Prompt 1: Verify Skill Structure
I just created my model-alignment skill. Review the structure and tell me:
1. Does it follow the SKILL.md format correctly?
2. Is the content grounded in documentation (not hallucinated)?
3. What sections should I add as I learn more about alignment?
Here is my skill:
[paste your SKILL.md content]
What you are learning: Critical evaluation of your own skill structure. Your AI partner helps identify gaps before you invest time in an incomplete skill.
Prompt 2: Connect to Task API Safety
My Task API model helps users manage tasks. Looking at my model-alignment skill,
what specific safety concerns should I address? Think about:
- What harmful tasks could users try to create?
- How might users try to manipulate the assistant?
- What legitimate requests might accidentally trigger false refusals?
What you are learning: Domain-specific safety thinking. Generic alignment is not enough. You need to understand the specific risks in your application.

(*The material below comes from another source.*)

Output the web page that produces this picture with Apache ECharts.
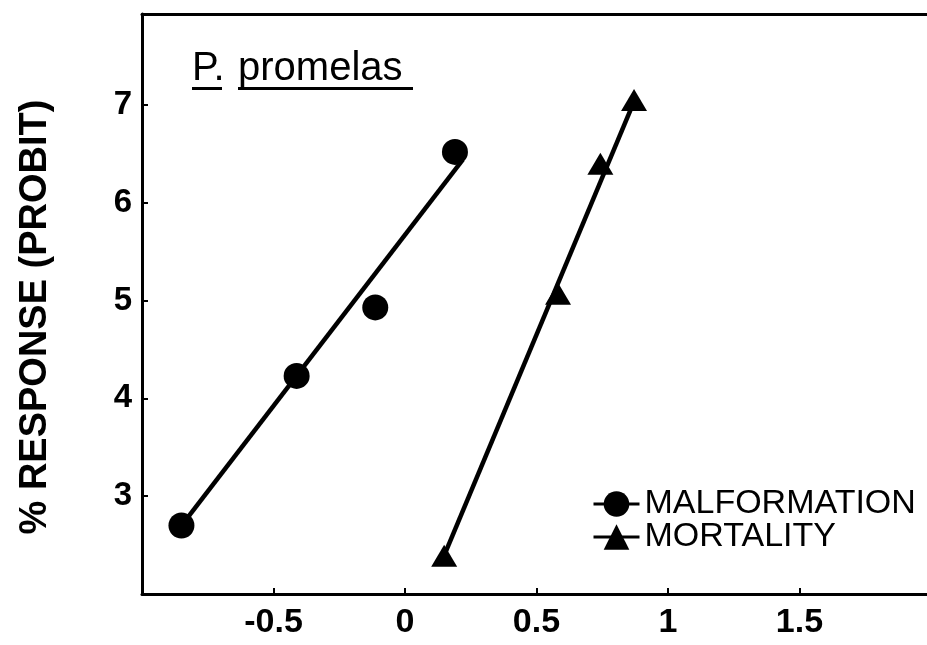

Prompt 3: Validate Against TRL Docs
Compare my skill's DPO configuration recommendations against the official
TRL documentation. Are there any discrepancies? Any best practices
I should add?
Specifically check:
1. Beta parameter recommendations
2. Learning rate guidance
3. Batch size configuration for T4 GPU
What you are learning: Documentation verification. You are building the habit of validating AI-generated content against authoritative sources.
Safety Note
As you create skills from documentation, remember that AI tools may not have the most current information. TRL is actively developed, and best practices evolve. Always verify critical configuration values against the official source before production use.